Doesn't same pitfalls apply to discretionary trading too, or why wouldn't that be?
 
Underlying themes I see repeatedly in the world of automated trading. There are many reasons others I'm sure could add to this basic list, but below are some of the ones I run across on a consistent basis.
  1. There is no perfected predefined expectation of outcome.
  2. Data itself is flawed and full of deception, many details on this.
  3. Markets are often split in half treating up/down moves the same.
  4. Cost of business is often omitted because of unrealistic expectations.
  5. No forethought of catastrophic events and actions to take in event.
  6. One size fits all approaches are far too often the go to aproach.
  7. Needless to say over optimization on too little amounts of data.

What would you define as workarounds or ways of avoiding/mitigating the pitfalls you've outlined?
 
What would you define as workarounds or ways of avoiding/mitigating the pitfalls you've outlined?
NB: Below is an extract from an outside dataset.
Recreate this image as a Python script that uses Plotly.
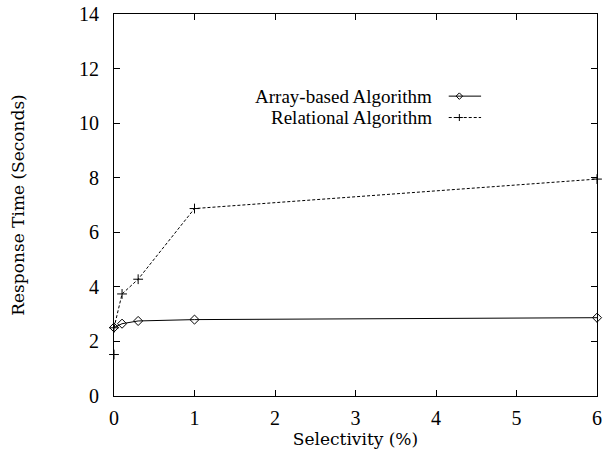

You can't avoid the inherent dangers that linger in the market. That's partly why it's so difficult to succeed, or succeed fruitfully, trading. If you want safeness, put your money in a savings account generating 0.10% yearly.

That's like asking...can you guarantee to me that another car won't hit me today when I leave the house and neighborhood. (of course not)

All automated trading systems and formulas...always reminds me of Long Term Capital Management of the late 90's imploding.
I hate sounding like a broken record, but...Trading is part art, part science. Facts vs random variables. Happyness and greed vs fear. etc etc
The market is incredibly complex, it's anything but linear...to predict, and trade and manage the future.